◆ WHAT TO DO
Begin at the line containing "Generate a Python" in the entries below and end at the line containing "import plotly.graph_objects as go"; transcribe that range exactly and nothing outside it.

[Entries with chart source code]
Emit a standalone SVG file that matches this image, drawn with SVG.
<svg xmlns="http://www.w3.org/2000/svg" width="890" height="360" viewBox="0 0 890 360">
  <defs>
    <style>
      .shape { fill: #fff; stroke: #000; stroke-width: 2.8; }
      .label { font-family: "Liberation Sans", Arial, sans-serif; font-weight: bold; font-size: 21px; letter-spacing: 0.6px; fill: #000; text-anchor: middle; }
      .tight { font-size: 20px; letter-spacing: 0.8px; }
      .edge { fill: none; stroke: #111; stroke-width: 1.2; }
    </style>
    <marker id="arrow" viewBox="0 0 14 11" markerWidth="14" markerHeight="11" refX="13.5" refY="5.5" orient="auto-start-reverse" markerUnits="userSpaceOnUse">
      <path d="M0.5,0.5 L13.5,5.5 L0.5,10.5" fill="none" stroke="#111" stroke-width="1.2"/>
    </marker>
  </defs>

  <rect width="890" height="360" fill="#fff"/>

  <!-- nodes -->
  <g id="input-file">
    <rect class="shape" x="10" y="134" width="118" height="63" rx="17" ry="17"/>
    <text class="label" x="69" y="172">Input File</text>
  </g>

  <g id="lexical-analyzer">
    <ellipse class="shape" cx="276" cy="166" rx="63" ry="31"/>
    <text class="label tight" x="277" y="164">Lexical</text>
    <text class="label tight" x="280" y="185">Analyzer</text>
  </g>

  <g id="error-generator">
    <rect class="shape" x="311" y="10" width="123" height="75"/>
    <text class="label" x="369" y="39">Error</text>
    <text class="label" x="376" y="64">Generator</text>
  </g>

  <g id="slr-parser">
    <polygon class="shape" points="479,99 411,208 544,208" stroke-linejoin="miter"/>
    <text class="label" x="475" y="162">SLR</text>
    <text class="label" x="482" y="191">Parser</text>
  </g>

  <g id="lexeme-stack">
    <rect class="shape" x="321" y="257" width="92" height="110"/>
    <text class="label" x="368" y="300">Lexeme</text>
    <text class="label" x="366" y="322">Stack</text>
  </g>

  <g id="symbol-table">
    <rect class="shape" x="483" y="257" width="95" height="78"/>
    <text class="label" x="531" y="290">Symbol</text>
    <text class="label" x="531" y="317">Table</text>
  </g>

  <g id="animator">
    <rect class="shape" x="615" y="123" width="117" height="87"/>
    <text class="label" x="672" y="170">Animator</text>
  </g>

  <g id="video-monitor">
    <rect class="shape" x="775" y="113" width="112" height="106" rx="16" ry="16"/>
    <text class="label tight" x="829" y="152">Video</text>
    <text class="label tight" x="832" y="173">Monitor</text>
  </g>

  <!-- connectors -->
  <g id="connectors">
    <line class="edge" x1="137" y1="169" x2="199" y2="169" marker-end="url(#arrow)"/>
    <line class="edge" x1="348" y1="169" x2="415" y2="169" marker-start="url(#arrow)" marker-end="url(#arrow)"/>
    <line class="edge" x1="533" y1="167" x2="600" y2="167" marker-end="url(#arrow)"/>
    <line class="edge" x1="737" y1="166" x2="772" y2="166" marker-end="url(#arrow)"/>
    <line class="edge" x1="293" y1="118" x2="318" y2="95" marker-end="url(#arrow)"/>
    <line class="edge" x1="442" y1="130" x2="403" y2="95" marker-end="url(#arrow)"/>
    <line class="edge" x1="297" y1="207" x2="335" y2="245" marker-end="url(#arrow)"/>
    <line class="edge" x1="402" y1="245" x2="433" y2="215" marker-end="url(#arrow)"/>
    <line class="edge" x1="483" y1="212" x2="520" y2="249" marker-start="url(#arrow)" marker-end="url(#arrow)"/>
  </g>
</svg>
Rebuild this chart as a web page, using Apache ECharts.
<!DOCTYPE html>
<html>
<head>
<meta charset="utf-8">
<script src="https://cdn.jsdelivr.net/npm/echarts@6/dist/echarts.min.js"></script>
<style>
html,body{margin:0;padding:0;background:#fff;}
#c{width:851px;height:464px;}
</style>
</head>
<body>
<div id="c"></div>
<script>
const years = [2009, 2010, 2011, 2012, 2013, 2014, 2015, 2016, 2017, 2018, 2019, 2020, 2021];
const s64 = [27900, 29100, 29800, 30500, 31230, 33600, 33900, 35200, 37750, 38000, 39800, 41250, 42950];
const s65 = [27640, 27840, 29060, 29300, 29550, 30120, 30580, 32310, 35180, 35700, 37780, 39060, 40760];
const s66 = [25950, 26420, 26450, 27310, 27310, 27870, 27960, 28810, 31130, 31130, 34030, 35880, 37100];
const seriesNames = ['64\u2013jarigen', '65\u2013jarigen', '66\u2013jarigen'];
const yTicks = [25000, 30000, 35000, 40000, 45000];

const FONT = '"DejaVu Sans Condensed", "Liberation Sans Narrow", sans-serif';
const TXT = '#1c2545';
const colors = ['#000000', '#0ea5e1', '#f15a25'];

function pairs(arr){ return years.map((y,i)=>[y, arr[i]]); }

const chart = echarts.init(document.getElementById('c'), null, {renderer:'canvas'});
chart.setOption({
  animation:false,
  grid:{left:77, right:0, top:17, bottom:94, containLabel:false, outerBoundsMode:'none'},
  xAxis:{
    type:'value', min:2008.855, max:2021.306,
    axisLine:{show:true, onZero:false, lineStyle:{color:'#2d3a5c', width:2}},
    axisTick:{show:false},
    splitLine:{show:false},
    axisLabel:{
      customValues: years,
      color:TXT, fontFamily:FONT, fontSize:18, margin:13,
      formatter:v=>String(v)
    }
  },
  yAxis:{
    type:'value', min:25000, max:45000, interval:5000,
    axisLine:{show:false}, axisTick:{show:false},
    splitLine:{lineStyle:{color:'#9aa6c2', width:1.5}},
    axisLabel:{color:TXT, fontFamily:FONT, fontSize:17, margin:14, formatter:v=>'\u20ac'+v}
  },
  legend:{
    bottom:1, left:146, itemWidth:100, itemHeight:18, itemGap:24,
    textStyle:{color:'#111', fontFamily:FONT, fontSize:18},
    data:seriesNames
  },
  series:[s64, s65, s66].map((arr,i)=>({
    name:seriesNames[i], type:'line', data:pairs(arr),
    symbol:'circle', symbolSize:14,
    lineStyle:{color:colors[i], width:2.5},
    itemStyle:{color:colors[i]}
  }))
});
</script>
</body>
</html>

...

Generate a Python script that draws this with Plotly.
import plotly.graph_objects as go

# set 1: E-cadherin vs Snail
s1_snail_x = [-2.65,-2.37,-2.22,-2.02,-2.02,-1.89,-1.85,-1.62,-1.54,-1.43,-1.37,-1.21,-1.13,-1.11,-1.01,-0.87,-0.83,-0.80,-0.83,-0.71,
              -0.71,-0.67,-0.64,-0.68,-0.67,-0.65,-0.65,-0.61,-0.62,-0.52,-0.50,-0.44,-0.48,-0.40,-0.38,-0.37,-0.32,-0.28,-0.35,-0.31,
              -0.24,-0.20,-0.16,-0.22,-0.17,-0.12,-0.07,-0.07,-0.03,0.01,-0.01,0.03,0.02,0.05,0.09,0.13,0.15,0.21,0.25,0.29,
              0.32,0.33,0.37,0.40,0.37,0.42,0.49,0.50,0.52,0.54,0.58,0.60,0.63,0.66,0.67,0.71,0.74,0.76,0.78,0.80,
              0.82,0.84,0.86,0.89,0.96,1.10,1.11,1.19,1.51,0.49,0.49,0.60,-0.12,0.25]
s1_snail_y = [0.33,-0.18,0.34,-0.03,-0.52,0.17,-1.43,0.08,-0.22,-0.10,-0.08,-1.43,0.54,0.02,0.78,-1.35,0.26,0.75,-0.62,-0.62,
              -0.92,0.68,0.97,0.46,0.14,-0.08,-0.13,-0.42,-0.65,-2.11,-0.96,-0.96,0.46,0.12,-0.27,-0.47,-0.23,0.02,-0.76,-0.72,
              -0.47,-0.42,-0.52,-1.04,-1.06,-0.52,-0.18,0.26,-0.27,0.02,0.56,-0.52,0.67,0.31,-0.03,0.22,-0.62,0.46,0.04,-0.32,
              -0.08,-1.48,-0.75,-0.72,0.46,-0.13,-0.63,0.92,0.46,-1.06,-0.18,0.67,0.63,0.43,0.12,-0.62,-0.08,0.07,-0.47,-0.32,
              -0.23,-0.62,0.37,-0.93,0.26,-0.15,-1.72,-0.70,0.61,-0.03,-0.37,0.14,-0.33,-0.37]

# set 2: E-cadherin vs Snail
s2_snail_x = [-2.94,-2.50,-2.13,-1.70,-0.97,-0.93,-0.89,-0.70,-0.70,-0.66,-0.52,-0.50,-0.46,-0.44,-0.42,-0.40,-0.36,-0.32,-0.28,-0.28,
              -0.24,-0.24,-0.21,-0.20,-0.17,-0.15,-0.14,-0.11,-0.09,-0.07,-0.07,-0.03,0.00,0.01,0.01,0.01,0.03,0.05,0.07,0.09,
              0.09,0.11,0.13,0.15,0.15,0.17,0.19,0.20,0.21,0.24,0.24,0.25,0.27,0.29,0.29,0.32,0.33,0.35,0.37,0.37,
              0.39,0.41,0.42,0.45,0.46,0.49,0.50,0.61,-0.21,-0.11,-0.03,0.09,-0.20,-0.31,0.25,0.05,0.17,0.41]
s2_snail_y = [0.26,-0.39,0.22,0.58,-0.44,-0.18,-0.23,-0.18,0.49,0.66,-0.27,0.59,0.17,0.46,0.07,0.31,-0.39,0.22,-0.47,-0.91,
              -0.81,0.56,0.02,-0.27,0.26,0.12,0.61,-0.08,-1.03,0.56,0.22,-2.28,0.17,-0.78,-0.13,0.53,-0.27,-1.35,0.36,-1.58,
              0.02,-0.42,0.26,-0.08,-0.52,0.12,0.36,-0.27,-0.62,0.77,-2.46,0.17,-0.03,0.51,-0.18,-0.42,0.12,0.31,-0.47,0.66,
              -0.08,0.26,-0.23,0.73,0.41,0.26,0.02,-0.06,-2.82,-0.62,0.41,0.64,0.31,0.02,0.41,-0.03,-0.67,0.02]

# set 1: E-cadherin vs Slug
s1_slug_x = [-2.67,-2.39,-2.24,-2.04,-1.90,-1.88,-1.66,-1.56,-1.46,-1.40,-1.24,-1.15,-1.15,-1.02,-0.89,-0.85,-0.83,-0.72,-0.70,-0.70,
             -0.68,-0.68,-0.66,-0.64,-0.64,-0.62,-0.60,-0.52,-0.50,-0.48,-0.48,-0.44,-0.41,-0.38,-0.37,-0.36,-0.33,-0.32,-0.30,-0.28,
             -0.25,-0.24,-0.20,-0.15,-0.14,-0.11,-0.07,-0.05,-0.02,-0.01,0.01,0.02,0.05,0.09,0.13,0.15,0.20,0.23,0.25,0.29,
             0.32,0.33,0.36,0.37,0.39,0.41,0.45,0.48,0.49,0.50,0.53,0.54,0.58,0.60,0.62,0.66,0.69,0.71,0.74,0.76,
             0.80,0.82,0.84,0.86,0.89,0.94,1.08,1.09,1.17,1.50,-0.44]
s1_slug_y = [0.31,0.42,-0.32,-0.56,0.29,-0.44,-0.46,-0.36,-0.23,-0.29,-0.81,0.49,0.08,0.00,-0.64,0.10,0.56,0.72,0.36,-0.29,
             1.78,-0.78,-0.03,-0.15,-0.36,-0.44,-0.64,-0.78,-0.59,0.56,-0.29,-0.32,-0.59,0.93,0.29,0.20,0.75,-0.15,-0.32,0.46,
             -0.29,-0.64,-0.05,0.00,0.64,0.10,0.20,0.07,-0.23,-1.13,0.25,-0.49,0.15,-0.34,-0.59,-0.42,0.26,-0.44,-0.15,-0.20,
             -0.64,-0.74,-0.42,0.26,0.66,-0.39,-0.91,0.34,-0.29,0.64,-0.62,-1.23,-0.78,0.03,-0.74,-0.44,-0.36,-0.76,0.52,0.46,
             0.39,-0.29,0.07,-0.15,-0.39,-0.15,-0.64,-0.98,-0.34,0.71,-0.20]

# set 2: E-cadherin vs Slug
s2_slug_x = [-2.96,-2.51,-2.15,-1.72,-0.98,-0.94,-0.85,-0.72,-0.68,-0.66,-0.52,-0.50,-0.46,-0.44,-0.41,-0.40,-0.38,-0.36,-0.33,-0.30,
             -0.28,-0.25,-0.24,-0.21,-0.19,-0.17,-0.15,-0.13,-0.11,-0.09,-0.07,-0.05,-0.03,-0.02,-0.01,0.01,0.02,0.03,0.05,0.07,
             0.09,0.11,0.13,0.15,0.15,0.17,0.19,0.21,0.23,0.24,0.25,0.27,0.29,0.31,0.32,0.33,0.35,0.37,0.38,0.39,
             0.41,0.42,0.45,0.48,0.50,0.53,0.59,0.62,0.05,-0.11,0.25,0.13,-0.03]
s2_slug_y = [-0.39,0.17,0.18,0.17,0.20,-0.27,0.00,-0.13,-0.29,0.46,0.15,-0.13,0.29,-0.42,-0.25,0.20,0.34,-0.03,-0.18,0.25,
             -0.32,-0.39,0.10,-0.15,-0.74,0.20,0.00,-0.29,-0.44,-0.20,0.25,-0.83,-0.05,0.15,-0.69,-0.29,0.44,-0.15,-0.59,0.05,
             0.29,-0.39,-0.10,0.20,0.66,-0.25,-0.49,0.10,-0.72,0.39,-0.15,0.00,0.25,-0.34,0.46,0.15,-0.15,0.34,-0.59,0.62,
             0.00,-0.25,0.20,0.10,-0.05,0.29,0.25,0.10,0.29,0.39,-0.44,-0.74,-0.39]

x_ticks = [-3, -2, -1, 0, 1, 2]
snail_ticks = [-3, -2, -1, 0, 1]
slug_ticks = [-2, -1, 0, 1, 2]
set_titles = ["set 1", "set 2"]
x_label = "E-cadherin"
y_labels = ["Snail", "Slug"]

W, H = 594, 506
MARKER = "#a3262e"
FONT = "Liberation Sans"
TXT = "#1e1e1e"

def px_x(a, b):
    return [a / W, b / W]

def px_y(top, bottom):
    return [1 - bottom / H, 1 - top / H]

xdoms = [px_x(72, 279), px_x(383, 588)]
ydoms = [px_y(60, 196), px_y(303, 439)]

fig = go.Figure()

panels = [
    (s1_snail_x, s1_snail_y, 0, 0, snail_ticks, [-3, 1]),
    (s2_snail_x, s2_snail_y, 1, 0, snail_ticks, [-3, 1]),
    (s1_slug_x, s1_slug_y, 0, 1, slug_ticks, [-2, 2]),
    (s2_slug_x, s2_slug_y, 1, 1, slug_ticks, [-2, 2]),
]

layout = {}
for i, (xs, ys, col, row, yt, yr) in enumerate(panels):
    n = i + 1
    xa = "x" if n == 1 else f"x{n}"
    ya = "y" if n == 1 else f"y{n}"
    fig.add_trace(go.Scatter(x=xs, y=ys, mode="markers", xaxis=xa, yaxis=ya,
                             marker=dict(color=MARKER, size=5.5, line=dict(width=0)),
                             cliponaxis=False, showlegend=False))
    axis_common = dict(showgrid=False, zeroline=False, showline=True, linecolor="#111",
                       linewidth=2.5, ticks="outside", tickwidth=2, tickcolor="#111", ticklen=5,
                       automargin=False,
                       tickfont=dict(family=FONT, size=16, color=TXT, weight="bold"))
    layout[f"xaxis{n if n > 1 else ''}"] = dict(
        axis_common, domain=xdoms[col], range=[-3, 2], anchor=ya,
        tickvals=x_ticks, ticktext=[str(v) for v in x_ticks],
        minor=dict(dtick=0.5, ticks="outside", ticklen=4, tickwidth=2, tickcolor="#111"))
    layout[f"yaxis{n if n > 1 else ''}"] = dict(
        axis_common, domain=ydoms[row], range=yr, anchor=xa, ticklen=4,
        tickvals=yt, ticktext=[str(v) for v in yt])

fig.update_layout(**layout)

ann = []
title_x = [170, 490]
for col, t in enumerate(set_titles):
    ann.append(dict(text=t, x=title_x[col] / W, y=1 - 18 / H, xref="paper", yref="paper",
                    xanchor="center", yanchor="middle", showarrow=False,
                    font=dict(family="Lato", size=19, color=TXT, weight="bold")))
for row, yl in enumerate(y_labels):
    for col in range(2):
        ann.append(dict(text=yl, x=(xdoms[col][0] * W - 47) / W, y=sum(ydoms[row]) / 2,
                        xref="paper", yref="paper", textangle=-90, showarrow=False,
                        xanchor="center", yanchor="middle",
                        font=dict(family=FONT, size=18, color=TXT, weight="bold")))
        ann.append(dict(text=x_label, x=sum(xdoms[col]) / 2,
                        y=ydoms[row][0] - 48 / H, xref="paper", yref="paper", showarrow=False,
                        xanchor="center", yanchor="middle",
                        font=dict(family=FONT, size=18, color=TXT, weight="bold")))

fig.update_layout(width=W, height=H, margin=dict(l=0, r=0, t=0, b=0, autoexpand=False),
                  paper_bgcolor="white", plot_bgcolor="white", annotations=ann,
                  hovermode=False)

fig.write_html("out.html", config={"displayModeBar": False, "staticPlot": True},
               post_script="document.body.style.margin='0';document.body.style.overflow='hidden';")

---

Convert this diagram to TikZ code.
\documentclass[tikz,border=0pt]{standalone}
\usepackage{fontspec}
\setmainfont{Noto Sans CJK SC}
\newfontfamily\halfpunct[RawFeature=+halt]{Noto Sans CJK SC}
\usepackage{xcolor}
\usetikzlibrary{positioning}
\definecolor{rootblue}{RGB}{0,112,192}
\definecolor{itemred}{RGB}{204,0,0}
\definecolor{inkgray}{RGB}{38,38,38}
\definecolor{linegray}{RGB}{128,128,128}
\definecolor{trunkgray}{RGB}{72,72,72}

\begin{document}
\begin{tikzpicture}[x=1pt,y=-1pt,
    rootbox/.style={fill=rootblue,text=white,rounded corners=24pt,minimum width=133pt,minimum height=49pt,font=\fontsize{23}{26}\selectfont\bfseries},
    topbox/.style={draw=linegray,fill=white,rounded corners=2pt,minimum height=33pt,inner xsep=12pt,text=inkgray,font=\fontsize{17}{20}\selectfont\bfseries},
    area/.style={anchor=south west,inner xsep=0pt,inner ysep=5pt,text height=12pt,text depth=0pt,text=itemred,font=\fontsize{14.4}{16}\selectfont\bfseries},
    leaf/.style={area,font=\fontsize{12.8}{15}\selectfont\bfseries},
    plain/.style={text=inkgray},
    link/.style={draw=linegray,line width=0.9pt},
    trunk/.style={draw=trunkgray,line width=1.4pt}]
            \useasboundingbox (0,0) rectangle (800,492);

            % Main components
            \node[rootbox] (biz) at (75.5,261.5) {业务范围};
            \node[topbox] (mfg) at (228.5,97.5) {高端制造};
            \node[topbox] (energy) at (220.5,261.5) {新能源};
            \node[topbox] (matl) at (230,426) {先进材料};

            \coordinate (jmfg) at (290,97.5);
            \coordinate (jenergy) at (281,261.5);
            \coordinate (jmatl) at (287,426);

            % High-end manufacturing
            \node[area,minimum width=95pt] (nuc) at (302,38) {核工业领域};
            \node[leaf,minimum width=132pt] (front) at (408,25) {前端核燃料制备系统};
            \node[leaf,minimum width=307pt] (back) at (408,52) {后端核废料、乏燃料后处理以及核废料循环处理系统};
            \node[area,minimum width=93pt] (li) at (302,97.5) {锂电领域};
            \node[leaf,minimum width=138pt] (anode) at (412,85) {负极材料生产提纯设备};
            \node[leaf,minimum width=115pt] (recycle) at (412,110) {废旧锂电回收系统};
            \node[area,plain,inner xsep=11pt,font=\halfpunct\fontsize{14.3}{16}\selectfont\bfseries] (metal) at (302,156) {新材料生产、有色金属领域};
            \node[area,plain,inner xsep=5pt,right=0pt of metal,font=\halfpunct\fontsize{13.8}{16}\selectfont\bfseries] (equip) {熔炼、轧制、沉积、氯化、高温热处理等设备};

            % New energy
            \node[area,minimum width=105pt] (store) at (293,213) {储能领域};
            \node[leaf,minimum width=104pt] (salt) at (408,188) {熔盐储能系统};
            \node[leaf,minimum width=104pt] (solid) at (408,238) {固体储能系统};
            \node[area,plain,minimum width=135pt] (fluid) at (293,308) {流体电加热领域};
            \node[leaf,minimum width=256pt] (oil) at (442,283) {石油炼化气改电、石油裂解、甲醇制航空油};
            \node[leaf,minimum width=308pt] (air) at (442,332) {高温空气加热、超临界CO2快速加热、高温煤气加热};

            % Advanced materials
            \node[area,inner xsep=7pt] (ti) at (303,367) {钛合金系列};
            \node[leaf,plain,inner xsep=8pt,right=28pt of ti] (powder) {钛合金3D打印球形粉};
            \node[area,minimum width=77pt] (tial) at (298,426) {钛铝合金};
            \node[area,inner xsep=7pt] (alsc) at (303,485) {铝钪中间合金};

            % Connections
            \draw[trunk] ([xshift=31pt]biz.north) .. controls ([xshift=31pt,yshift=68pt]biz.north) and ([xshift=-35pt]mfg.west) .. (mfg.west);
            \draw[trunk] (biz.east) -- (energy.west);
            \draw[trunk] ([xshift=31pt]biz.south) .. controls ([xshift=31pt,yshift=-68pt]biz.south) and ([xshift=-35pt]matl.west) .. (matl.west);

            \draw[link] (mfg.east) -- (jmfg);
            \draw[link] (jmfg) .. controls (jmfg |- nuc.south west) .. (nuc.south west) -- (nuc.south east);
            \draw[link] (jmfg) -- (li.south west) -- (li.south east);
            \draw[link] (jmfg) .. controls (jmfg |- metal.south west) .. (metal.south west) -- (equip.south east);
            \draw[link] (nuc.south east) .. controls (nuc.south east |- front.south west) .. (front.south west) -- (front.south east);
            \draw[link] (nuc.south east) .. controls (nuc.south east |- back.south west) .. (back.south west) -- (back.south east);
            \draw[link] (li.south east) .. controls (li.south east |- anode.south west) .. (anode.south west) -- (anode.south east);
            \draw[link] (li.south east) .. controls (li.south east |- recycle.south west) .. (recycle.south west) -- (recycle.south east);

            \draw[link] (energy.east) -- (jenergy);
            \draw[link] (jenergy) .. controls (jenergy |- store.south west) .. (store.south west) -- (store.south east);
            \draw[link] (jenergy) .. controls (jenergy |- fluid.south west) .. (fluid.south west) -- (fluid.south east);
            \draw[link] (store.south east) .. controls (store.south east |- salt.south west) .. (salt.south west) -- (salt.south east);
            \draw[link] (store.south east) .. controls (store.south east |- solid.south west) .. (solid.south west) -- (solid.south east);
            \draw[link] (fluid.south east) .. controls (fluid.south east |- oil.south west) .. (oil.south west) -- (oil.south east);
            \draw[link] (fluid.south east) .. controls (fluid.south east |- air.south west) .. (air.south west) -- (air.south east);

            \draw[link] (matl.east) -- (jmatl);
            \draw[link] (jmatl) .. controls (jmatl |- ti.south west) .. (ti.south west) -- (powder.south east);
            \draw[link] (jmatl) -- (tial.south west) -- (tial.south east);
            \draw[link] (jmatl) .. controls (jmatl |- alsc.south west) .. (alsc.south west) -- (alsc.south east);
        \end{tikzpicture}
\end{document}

◆ OUTPUT FOR THIS TASK
Generate a Python script that draws this with Plotly.
import plotly.graph_objects as go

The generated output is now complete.